I spend a lot of time and energy feeling guilty about the amount of time I spend or don't spend playing with my children. Is this normal? I've been thinking about generations of mommies before me and I don't think they spent a lot of time on the floor playing Polly Pockets. Will my children be healthier adults than their children?
I know in generations past, there was more labor involved in housekeeping. So kids were helping out from early on. I imagine their opportunities for pure play were farther apart and means of entertainment were much simpler.
Modern conveniences and technology now make the workload lighter, and psychologists tell us to let our kids be kids, playing is their job. And I hear it in their little voices, "Mommy, when can you play with me?" They crave the attention and I know it does wonders for our relationship.
Does anyone else obsess about this? Am I the only mommy who feels like I can never satiate her kids' desire for play time together?

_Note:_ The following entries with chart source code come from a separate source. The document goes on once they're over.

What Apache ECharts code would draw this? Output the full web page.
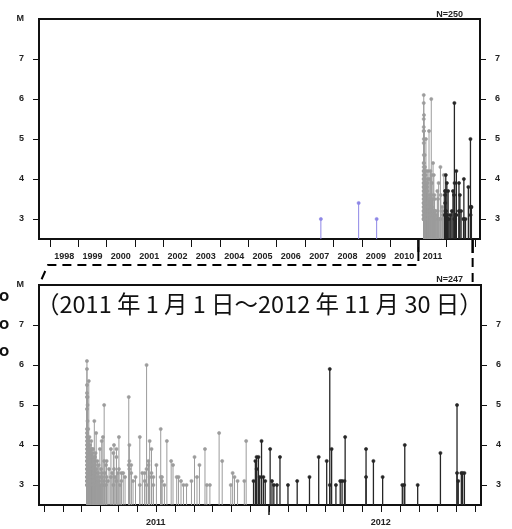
<!DOCTYPE html>
<html><head><meta charset="utf-8">
<script src="https://cdn.jsdelivr.net/npm/echarts@6/dist/echarts.min.js"></script>
<style>html,body{margin:0;padding:0;background:#fff}#c{width:512px;height:529px}</style>
</head><body><div id="c"></div>
<script>
// Events before 2011 (top panel only)
const earlyDays = ['2007-07-24', '2008-11-22', '2009-07-12'];
const earlyMags = [3.0, 3.4, 3.0];

// Events 2011-01-01 .. 2012-11-30, grouped by day (magnitudes)
const eventDays = [
  '2011-03-11','2011-03-12','2011-03-13','2011-03-14','2011-03-15','2011-03-16','2011-03-17','2011-03-18',
  '2011-03-19','2011-03-20','2011-03-21','2011-03-22','2011-03-23','2011-03-24','2011-03-25','2011-03-26',
  '2011-03-27','2011-03-28','2011-03-29','2011-03-30','2011-03-31',
  '2011-04-01','2011-04-02','2011-04-03','2011-04-04','2011-04-05','2011-04-06','2011-04-08','2011-04-09',
  '2011-04-11','2011-04-12','2011-04-14','2011-04-16','2011-04-19','2011-04-21','2011-04-23','2011-04-24',
  '2011-04-26','2011-04-28','2011-04-30',
  '2011-05-02','2011-05-04','2011-05-06','2011-05-09','2011-05-12','2011-05-18','2011-05-19','2011-05-22',
  '2011-05-25','2011-05-29',
  '2011-06-05','2011-06-09','2011-06-13','2011-06-16','2011-06-19','2011-06-21','2011-06-24','2011-06-27',
  '2011-07-02','2011-07-09','2011-07-11','2011-07-15','2011-07-19','2011-07-26','2011-07-29',
  '2011-08-04','2011-08-07','2011-08-11','2011-08-15','2011-08-20','2011-08-28',
  '2011-09-02','2011-09-06','2011-09-10','2011-09-19','2011-09-22','2011-09-27',
  '2011-10-12','2011-10-17','2011-10-31',
  '2011-11-03','2011-11-06','2011-11-11','2011-11-22','2011-11-25',
  '2011-12-07','2011-12-10','2011-12-12','2011-12-15','2011-12-17','2011-12-20','2011-12-23','2011-12-26',
  '2012-01-03','2012-01-06','2012-01-09','2012-01-14','2012-01-19',
  '2012-02-01','2012-02-16','2012-03-07','2012-03-22',
  '2012-04-04','2012-04-09','2012-04-12','2012-04-19','2012-04-26','2012-04-29',
  '2012-05-03','2012-05-04','2012-06-07','2012-06-19','2012-07-04',
  '2012-08-05','2012-08-08','2012-08-09','2012-08-30','2012-10-06',
  '2012-11-02','2012-11-04','2012-11-09','2012-11-11','2012-11-14'
];
const eventMags = [
  [6.1,5.9,5.5,5.3,5.2,4.9,4.4,4.3,4.2,4.1,4.0,3.9,3.8,3.7,3.6,3.6,3.5,3.4,3.4,3.3,3.2,3.2,3.1,3.1,3.0,3.0],
  [5.2,5.0,4.6,4.2,4.0,3.9,3.8,3.7,3.5,3.4,3.3,3.2,3.1,3.0,3.0],
  [4.4,4.1,3.9,3.8,3.6,3.4,3.3,3.2,3.1,3.0],
  [5.6,4.0,3.8,3.7,3.5,3.3,3.2,3.0],
  [4.2,3.9,3.7,3.6,3.4,3.1],
  [4.0,3.8,3.5,3.4,3.2,3.0],
  [3.9,3.7,3.6,3.3,3.1],
  [4.1,3.8,3.4,3.0],
  [3.9,3.7,3.4,3.2],
  [3.8,3.5,3.1,3.0],
  [3.9,3.4,3.2],[3.7,3.3,3.0],[4.6,3.6,3.2],[3.7,3.5,3.1],[3.8,3.3,3.0],[4.3,3.4],
  [3.2,3.0],[3.6,3.1],[3.3],[3.5,3.0],[3.1],
  [3.9,3.2],[3.0],[3.4],[4.1,3.3],[3.2],[4.2,3.0],[5.0,3.6,3.1],[3.3],
  [3.5,3.0],[3.6,3.2],[3.1],[3.4],[3.9,3.2],[3.3],[3.8,3.0],[4.0,3.4],
  [3.2],[3.9,3.7,3.1],[3.3],
  [4.2,3.4],[3.0],[3.3,3.1],[3.3],[3.2],[5.2,3.5],[4.0,3.6,3.4],[3.5,3.3],
  [3.1],[3.2],
  [4.2,3.0],[3.3],[3.3,3.1],[6.0,3.4,3.0],[3.6,3.5],[4.1,3.2],[3.9,3.3],[3.2,3.0],
  [3.5],[4.4,3.2],[3.2,3.1],[3.0],[4.1],[3.6],[3.5],
  [3.2],[3.2],[3.1],[3.0],[3.0],[3.1],
  [3.7],[3.2],[3.5],[3.9],[3.0],[3.0],
  [4.3],[3.6],[3.0],
  [3.3],[3.2],[3.1],[3.1],[4.1],
  [3.1],[3.6],[3.7,3.4],[3.7],[3.2],[4.1],[3.2],[3.1],
  [3.9],[3.1],[3.0],[3.0],[3.7],
  [3.0],[3.1],[3.2],[3.7],
  [3.6],[5.9,3.0],[3.9],[3.0],[3.1],[3.1],
  [3.1],[4.2],[3.9,3.2],[3.6],[3.2],
  [3.0],[3.0],[4.0],[3.0],[3.8],
  [5.0,3.3],[3.1],[3.3],[3.3],[3.3]
];

const yTickValues = [3, 4, 5, 6, 7];
const yTopLabel = 'M';
const topYearLabels = ['1998','1999','2000','2001','2002','2003','2004','2005','2006','2007','2008','2009','2010','2011'];
const topTickYears = [1998,1999,2000,2001,2002,2003,2004,2005,2006,2007,2008,2009,2010,2011,2012,2013];
const bottomYearLabels = ['2011', '2012'];
const periodStart = '2011-01-01';
const periodEnd = '2012-11-30';
const titleText = '（2011 年 1 月 1 日～2012 年 11 月 30 日）';
const sideMarks = ['O', 'O', 'O'];

// ---------- build ----------
const ts = s => Date.parse(s + 'T00:00:00Z');
const COLORS = ['#8d86e6', '#9c9c9c', '#262626'];
const grayEnd = ts('2011-12-01');
function group(t) { return t < ts(periodStart) ? 0 : (t < grayEnd ? 1 : 2); }

const mainEvents = [];
eventDays.forEach((d, i) => {
  eventMags[i].forEach(m => { const t = ts(d); mainEvents.push([t, m, group(t)]); });
});
const preEvents = earlyDays.map((d, i) => { const t = ts(d); return [t, earlyMags[i], group(t)]; });
const allEvents = preEvents.concat(mainEvents);

function renderStem(params, api) {
  const t = api.value(0), m = api.value(1), g = api.value(2);
  const base = api.coord([t, 2.5]);
  const top = api.coord([t, m]);
  const col = COLORS[g];
  return {
    type: 'group',
    children: [
      { type: 'line', shape: { x1: base[0], y1: base[1], x2: top[0], y2: top[1] },
        style: { stroke: col, lineWidth: g === 2 ? 1.3 : 1 } },
      { type: 'circle', shape: { cx: top[0], cy: top[1], r: 1.6 },
        style: { fill: col, stroke: col, lineWidth: 0.6 } }
    ]
  };
}

const axisCol = '#111';
const lblFont = { fontSize: 9, fontWeight: 'bold', color: '#222', fontFamily: 'Liberation Sans' };

function yAxisDef(gridIndex, pos) {
  return {
    gridIndex, type: 'value', min: 2.5, max: 8, position: pos,
    axisLine: { show: true, lineStyle: { color: axisCol, width: 2 } },
    axisTick: { show: true, inside: false, length: 6, customValues: yTickValues, lineStyle: { color: axisCol, width: 1 } },
    axisLabel: Object.assign({
      customValues: pos === 'left' ? yTickValues.concat([8]) : yTickValues,
      formatter: v => v === 8 ? yTopLabel : String(v),
      margin: pos === 'left' ? 15 : 15
    }, lblFont),
    splitLine: { show: false }
  };
}

const topLabelTs = topYearLabels.map(y => Date.UTC(+y, 6, 2));
const topTickTs = topTickYears.map(y => Date.UTC(y, 0, 1));
const bottomTickTs = [];
for (let k = 0; k < 24; k++) bottomTickTs.push(Date.UTC(2011, k, 1));
const bottomLabelTs = bottomYearLabels.map(y => Date.UTC(+y, 6, 1));

function labelFor(list, tsList) {
  return v => { const i = tsList.indexOf(v); return i >= 0 ? list[i] : ''; };
}

const chart = echarts.init(document.getElementById('c'), null, { renderer: 'canvas' });

const bMin = Date.UTC(2010, 11, 23), bMax = Date.UTC(2012, 11, 11);
const option = {
  animation: false,
  backgroundColor: '#fff',
  grid: [
    { left: 39, top: 19, width: 441, height: 220, show: true, borderColor: axisCol, borderWidth: 2, backgroundColor: 'transparent', containLabel: false, outerBoundsMode: 'none' },
    { left: 39, top: 285, width: 442, height: 220, show: true, borderColor: axisCol, borderWidth: 2, backgroundColor: 'transparent', containLabel: false, outerBoundsMode: 'none' }
  ],
  xAxis: [
    {
      gridIndex: 0, type: 'value', position: 'bottom', scale: true,
      min: Date.UTC(1997, 7, 12), max: Date.UTC(2013, 2, 5),
      axisLine: { show: true, onZero: false, lineStyle: { color: axisCol, width: 2 } },
      axisTick: { show: true, length: 8, customValues: topTickTs, lineStyle: { color: axisCol, width: 1 } },
      axisLabel: Object.assign({ customValues: topLabelTs, margin: 13,
        formatter: labelFor(topYearLabels, topLabelTs) }, lblFont),
      splitLine: { show: false }
    },
    {
      gridIndex: 1, type: 'value', position: 'bottom', scale: true,
      min: bMin, max: bMax,
      axisLine: { show: true, onZero: false, lineStyle: { color: axisCol, width: 2 } },
      axisTick: { show: true, length: 7, customValues: bottomTickTs, lineStyle: { color: axisCol, width: 1 } },
      axisLabel: Object.assign({ customValues: bottomLabelTs, margin: 13,
        formatter: labelFor(bottomYearLabels, bottomLabelTs) }, lblFont),
      splitLine: { show: false }
    },
    {
      gridIndex: 1, type: 'value', position: 'bottom', scale: true,
      min: bMin, max: bMax,
      axisLine: { show: false, onZero: false },
      axisTick: { show: true, length: 10, customValues: [Date.UTC(2012, 0, 1)], lineStyle: { color: axisCol, width: 1.5 } },
      axisLabel: { show: false },
      splitLine: { show: false }
    }
  ],
  yAxis: [yAxisDef(0, 'left'), yAxisDef(0, 'right'), yAxisDef(1, 'left'), yAxisDef(1, 'right')],
  series: [
    { type: 'custom', xAxisIndex: 0, yAxisIndex: 0, data: allEvents, renderItem: renderStem, clip: true },
    { type: 'custom', xAxisIndex: 1, yAxisIndex: 2, data: mainEvents, renderItem: renderStem, clip: true }
  ]
};
chart.setOption(option);

// connectors between the panels, placed through the axis scales
const xa = chart.convertToPixel({ xAxisIndex: 0 }, ts(periodStart));
const xb = chart.convertToPixel({ xAxisIndex: 0 }, ts(periodEnd));
const topBottom = 239, botTop = 285, botLeft = 39;
const nFont = { fontSize: 9, fontWeight: 'bold', fill: '#222', fontFamily: 'Liberation Sans' };
const sideFont = { fontSize: 12, fontWeight: 'bold', fill: '#111', fontFamily: 'DejaVu Sans', verticalAlign: 'middle' };
chart.setOption({
  graphic: [
    { type: 'line', shape: { x1: xa, y1: topBottom, x2: xa, y2: topBottom + 13 }, style: { stroke: '#000', lineWidth: 2.5 } },
    { type: 'line', shape: { x1: xb, y1: topBottom, x2: xb, y2: topBottom + 14 }, style: { stroke: '#000', lineWidth: 2.5 } },
    { type: 'polyline', shape: { points: [[xa, topBottom + 13], [xa, 265], [48, 265], [botLeft, botTop]] },
      style: { stroke: '#000', lineWidth: 2, lineDash: [9, 6], fill: null } },
    { type: 'line', shape: { x1: xb, y1: topBottom + 19, x2: xb, y2: botTop }, style: { stroke: '#000', lineWidth: 2, lineDash: [9, 6] } },
    { type: 'text', x: 463, y: 15, style: Object.assign({ text: 'N=' + allEvents.length, align: 'right', verticalAlign: 'middle' }, nFont) },
    { type: 'text', x: 463, y: 280, style: Object.assign({ text: 'N=' + mainEvents.length, align: 'right', verticalAlign: 'middle' }, nFont) },
    { type: 'text', x: 36, y: 304, z: 10, style: { text: titleText, fontSize: 23.5, fontFamily: 'Noto Sans CJK JP', fill: '#111', verticalAlign: 'middle' } },
    { type: 'text', x: -1, y: 298, style: Object.assign({ text: sideMarks[0] }, sideFont) },
    { type: 'text', x: -1, y: 326, style: Object.assign({ text: sideMarks[1] }, sideFont) },
    { type: 'text', x: -1, y: 353, style: Object.assign({ text: sideMarks[2] }, sideFont) }
  ]
});
</script></body></html>
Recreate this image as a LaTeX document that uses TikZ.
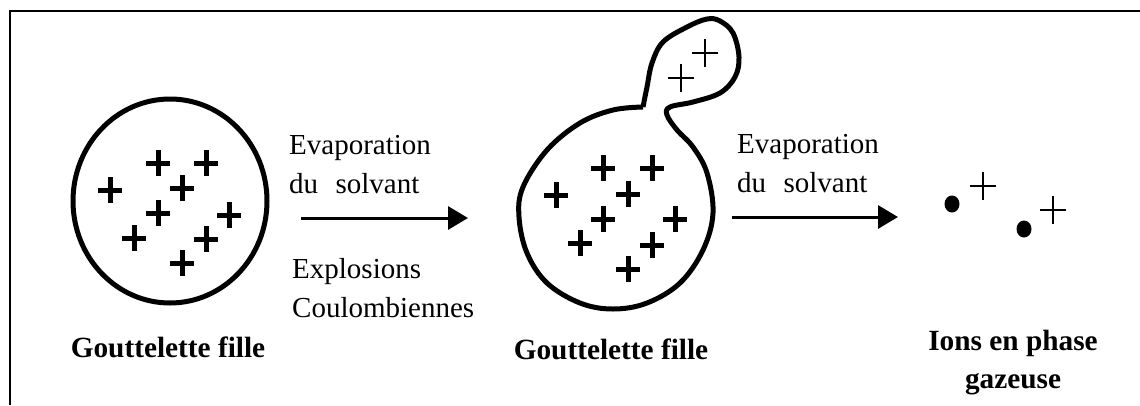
\documentclass[tikz,border=0pt]{standalone}
\usepackage{fontspec}
\setmainfont{Liberation Serif}
\usetikzlibrary{arrows.meta}

\begin{document}
\begin{tikzpicture}[x=1pt,y=-1pt,
	lbl/.style={font=\fontsize{29}{34}\selectfont,inner sep=0pt,anchor=base west},
	ttl/.style={font=\fontsize{29.3}{34}\selectfont\bfseries,inner sep=0pt,anchor=base},
	wall/.style={line width=5pt,line join=round},
	chg/.style={line width=5pt},
	ion/.style={line width=2.5pt},
	flow/.style={line width=3pt,-{Triangle[length=20pt,width=23pt]}}]
	\useasboundingbox (0,0) rectangle (1140,405);
	\draw[line width=2pt] (1140,11) -- (9.5,11) -- (9.5,405);

	\draw[wall] (170,201) ellipse [x radius=97, y radius=102];
	\foreach \x/\y in {110/190,158/163,206/163,182/188,158/213,229/215,134/238,206/239,182/263}
		\draw[chg] (\x-12,\y) -- (\x+12,\y) (\x,\y-13) -- (\x,\y+13);
	\node[ttl] (drop1) at (168,357) {Gouttelette fille};

	\coordinate (a1s) at (301,218);
	\coordinate (a1e) at (468,218);
	\draw[flow] (a1s) -- (a1e);
	\node[lbl] (evap1) at (289,154) {Evaporation};
	\node[lbl] (solv1) at (289,193) {du\hspace{0.6em}solvant};
	\node[lbl] (expl) at (292,278) {Explosions};
	\node[lbl] (coul) at (292,317) {Coulombiennes};

	\draw[wall] plot[smooth,tension=0.6] coordinates {(643,107) (613,110) (580,123) (547,150) (523,187) (519,217) (527,253) (547,283) (580,303) (613,309) (647,303) (680,283) (703,250) (713,213) (707,173) (693,147) (677,130) (667,115) (670,107) (693,102) (720,93) (735,77) (739,57) (733,33) (720,21) (707,19) (687,27) (663,42) (652,63) (647,87) (643,107)};
	\foreach \x/\y in {556/195,603/168,652/168,628/194,603/219,675/219,580/243,652/245,628/269}
		\draw[chg] (\x-12,\y) -- (\x+12,\y) (\x,\y-13) -- (\x,\y+13);
	\foreach \x/\y in {681/78,705/53,983/186,1053/210}
		\draw[ion] (\x-13,\y) -- (\x+13,\y) (\x,\y-14) -- (\x,\y+14);
	\node[ttl] (drop2) at (611,359) {Gouttelette fille};

	\coordinate (a2s) at (732,217);
	\coordinate (a2e) at (898,217);
	\draw[flow] (a2s) -- (a2e);
	\node[lbl] (evap2) at (737,153) {Evaporation};
	\node[lbl] (solv2) at (737,192) {du\hspace{0.6em}solvant};

	\fill (952,204) ellipse [x radius=7.5, y radius=8.5];
	\fill (1024,229) ellipse [x radius=7.5, y radius=8.5];
	\node[ttl] (ions) at (1013,350) {Ions en phase};
	\node[ttl] (gaz) at (1013,388) {gazeuse};
\end{tikzpicture}
\end{document}
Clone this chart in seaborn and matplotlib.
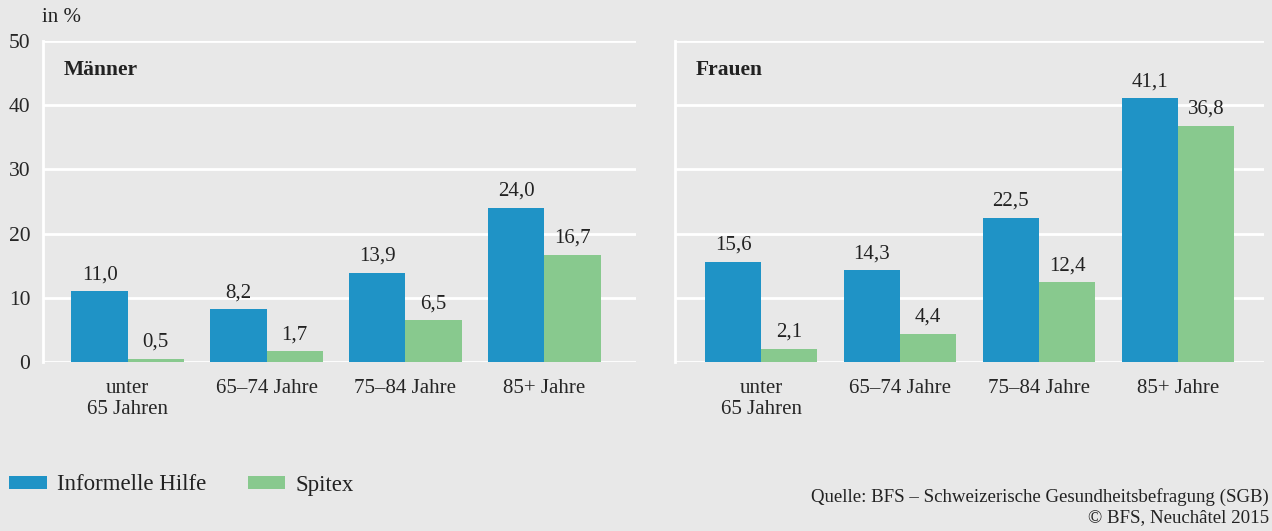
import matplotlib
matplotlib.use("Agg")
import matplotlib.pyplot as plt
import seaborn as sns
import pandas as pd
from matplotlib.patches import Patch

categories = ["unter\n65 Jahren", "65–74 Jahre", "75–84 Jahre", "85+ Jahre"]
series = ["Informelle Hilfe", "Spitex"]
men_informell = [11.0, 8.2, 13.9, 24.0]
men_spitex = [0.5, 1.7, 6.5, 16.7]
women_informell = [15.6, 14.3, 22.5, 41.1]
women_spitex = [2.1, 4.4, 12.4, 36.8]
yticks = [0, 10, 20, 30, 40, 50]

colors = ["#1f93c6", "#88c98e"]
bg = "#e8e8e8"

sns.set_theme(style="white")
plt.rcParams["font.family"] = ["Liberation Serif", "DejaVu Serif"]
plt.rcParams["text.color"] = "#222222"

fig = plt.figure(figsize=(12.72, 5.31), dpi=100, facecolor=bg)
ax1 = fig.add_axes([43/1272, 1-362/531, (636-43)/1272, (362-41)/531])
ax2 = fig.add_axes([675/1272, 1-362/531, (1264-675)/1272, (362-41)/531])

def make_df(inf, spx):
    rows = []
    for c, a, b in zip(categories, inf, spx):
        rows.append({"cat": c, "serie": series[0], "val": a})
        rows.append({"cat": c, "serie": series[1], "val": b})
    return pd.DataFrame(rows)

panels = [(ax1, men_informell, men_spitex, "Männer", (-0.61, 3.66)),
          (ax2, women_informell, women_spitex, "Frauen", (-0.62, 3.62))]

for ax, inf, spx, title, xl in panels:
    df = make_df(inf, spx)
    sns.barplot(data=df, x="cat", y="val", hue="serie", hue_order=series,
                order=categories, palette=colors, width=0.81, ax=ax,
                saturation=1, legend=False, linewidth=0, zorder=3)
    ax.set_facecolor(bg)
    ax.set_ylim(0, 50)
    ax.set_yticks(yticks)
    ax.set_xlim(*xl)
    ax.grid(axis="y", color="white", linewidth=2, zorder=0)
    ax.set_axisbelow(True)
    for s in ["top", "right", "bottom"]:
        ax.spines[s].set_visible(False)
    ax.spines["left"].set_color("white")
    ax.spines["left"].set_linewidth(2)
    ax.set_xlabel("")
    ax.set_ylabel("")
    ax.tick_params(axis="x", length=0, labelsize=15, pad=12)
    ax.tick_params(axis="y", length=0, labelsize=15.5, pad=9)
    for lab in ax.get_xticklabels():
        lab.set_linespacing(1.15)
    for cont, vals in zip(ax.containers, [inf, spx]):
        ax.bar_label(cont, labels=[f"{v:.1f}".replace(".", ",") for v in vals],
                     padding=5, fontsize=15, color="#222222")
    ax.text(0.035, 0.91, title, transform=ax.transAxes, fontsize=15.5,
            fontweight="bold", va="center", ha="left", color="#222222")

ax2.set_yticklabels([])

fig.text(42/1272, 1-17/531, "in %", fontsize=15, va="center", ha="left")

handles = [Patch(facecolor=colors[0], edgecolor="none"),
           Patch(facecolor=colors[1], edgecolor="none")]
fig.legend(handles, series, loc="center left", bbox_to_anchor=(9/1272, 1-485/531),
           ncol=2, frameon=False, fontsize=16.5, handlelength=1.65, handleheight=0.5,
           handletextpad=0.45, columnspacing=1.8, borderpad=0, borderaxespad=0)

fig.text(1269/1272, 1-497/531, "Quelle: BFS – Schweizerische Gesundheitsbefragung (SGB)",
         fontsize=13.6, ha="right", va="center")
fig.text(1269/1272, 1-518/531, "© BFS, Neuchâtel 2015",
         fontsize=13.6, ha="right", va="center")

fig.savefig("out.png", dpi=100, facecolor=bg)
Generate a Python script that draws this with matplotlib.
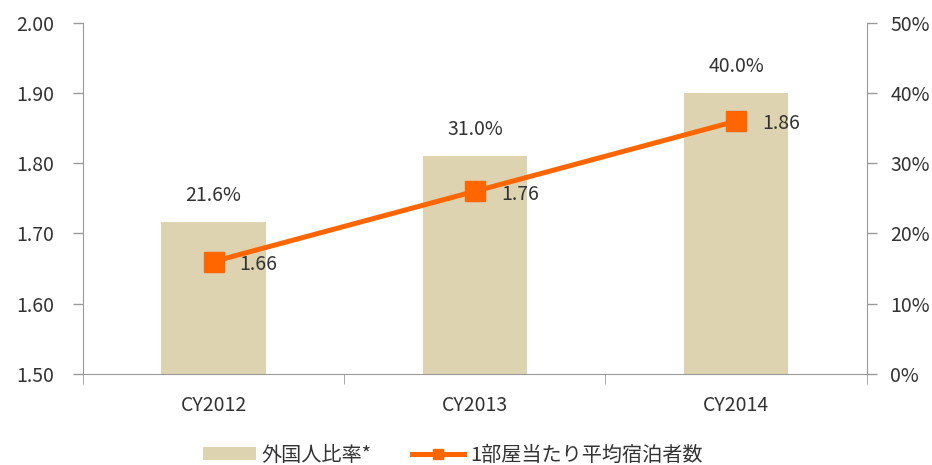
import matplotlib
matplotlib.use('Agg')
import matplotlib.pyplot as plt
import numpy as np

plt.rcParams['font.family'] = ['Noto Sans CJK JP', 'DejaVu Sans']

categories = ['CY2012', 'CY2013', 'CY2014']
foreign_ratio = [21.6, 31.0, 40.0]        # %  (right axis, bars)
guests_per_room = [1.66, 1.76, 1.86]      # left axis, line

bar_color = '#ddd3b1'
line_color = '#ff6600'
text_color = '#333333'
spine_color = '#999999'
fs = 14

fig = plt.figure(figsize=(9.32, 4.65), dpi=100)
ax = fig.add_axes([0.089, 0.196, 0.841, 0.755])
ax2 = ax.twinx()

x = np.arange(len(categories))

# bars on the right (%) axis
bars = ax2.bar(x, foreign_ratio, width=0.4, color=bar_color, zorder=1)
for xi, v in zip(x, foreign_ratio):
    ax2.text(xi, v + 2.3, f"{v:.1f}%", ha='center', va='bottom', fontsize=fs, color=text_color)
ax2.set_ylim(0, 50)
ax2.set_yticks(np.arange(0, 51, 10))
ax2.set_yticklabels([f"{t}%" for t in range(0, 51, 10)])

# line on the left axis, drawn above the bars
ax.set_zorder(ax2.get_zorder() + 1)
ax.patch.set_visible(False)
line, = ax.plot(x, guests_per_room, color=line_color, linewidth=3.6, marker='s',
                markersize=14.5, zorder=3)
for xi, v in zip(x, guests_per_room):
    ax.text(xi + 0.1, v - 0.004, f"{v:.2f}", ha='left', va='center', fontsize=fs, color=text_color)
ax.set_ylim(1.5, 2.0)
ax.set_yticks(np.arange(1.5, 2.01, 0.1))
ax.set_yticklabels([f"{t:.2f}" for t in np.arange(1.5, 2.01, 0.1)])
ax.set_xlim(-0.5, 2.5)
ax.set_xticks(x)
ax.set_xticklabels(categories)
ax.set_xticks([-0.5, 0.5, 1.5, 2.5], minor=True)
ax.tick_params(axis='x', which='major', length=0, pad=15)
ax.tick_params(axis='x', which='minor', length=7, direction='out', color=spine_color)

for a in (ax, ax2):
    for s in a.spines.values():
        s.set_visible(False)
    a.tick_params(axis='y', labelsize=fs, labelcolor=text_color, color=spine_color, length=7, width=1)
ax.tick_params(axis='y', pad=14)
ax2.tick_params(axis='y', pad=10)
ax.tick_params(axis='x', labelsize=fs, labelcolor=text_color)
ax.spines['left'].set_visible(True)
ax.spines['left'].set_color(spine_color)
ax.spines['bottom'].set_visible(True)
ax.spines['bottom'].set_color(spine_color)
ax2.spines['right'].set_visible(True)
ax2.spines['right'].set_color(spine_color)

fig.legend([bars, line], ['外国人比率*', '1部屋当たり平均宿泊者数'],
           loc='center', bbox_to_anchor=(0.486, 1 - 455 / 465), ncol=2, frameon=False,
           fontsize=14.5, labelcolor=text_color, handlelength=2.6, handleheight=0.65,
           columnspacing=2.0, handletextpad=0.3, markerscale=0.5,
           borderpad=0, borderaxespad=0)

plt.savefig('out.png', dpi=100)
plt.close()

How much time do you spend in pure play with your kids? A few minutes here and there throughout the day, or a concentrated hour after supper? Not art projects or cooking together or reading books, but getting into their little made-up world, being who they want you to be.
Please leave a comment (click on the word "comments" below this post) or send me an email. I think it would be really interesting to see what "Mommy, play with me" looks like in other well-adjusted, healthy homes.
3 comments:
Sarah,
It's like you are in my head, I have had these exact thoughts and guilts and then thinking but not long ago there wasn't time for playing for mommies and not even much for the kids.
I'll just be honest, I spend very little time playing with my kids, I am with them all day to say, oh that's pretty honey, oh look at that! but I'm usually doing dishes, on the computer, cleaning, paying bills etc. while I watch them. Getting on the floor and being an active participant, maybe once a week. I feel guilty now! :)
On the other hand Kyle will get on the floor and really play with them most days when he gets home, I guess I don't realize that even though I'm always with them they might need more from me.
ps-I do get the emails if you reply to my comments, I think you asked me that once :)
Oh, I'm so glad I'm not alone! Thank you for your honesty! Please don't feel guilty. I'm trying to find what works for us and trying to listen to our needs instead of the pressure of pop psychology. I don't think daily active (happy) play is possible for me and I want to stop feeling guilty about it!
I play or try to play a little everyday. Some days we do but actually most days we don't pay together. That's why I had more babies so they could play with each other!
Actually I feel guilty about it sometimes, as I have a degree in early childhood and all, but truth be told, I don't actually like to sit and play tea party for hours on end. I'll get them started or set a timer so it sets a clear limit and gives me an out. Sometimes I say I have to do my chores first and them I can do xyz. I tell myself I am teaching them valuable skills on how to entertain yourself!
Jenny, daddy is the chief game player here too. But he's so good at it!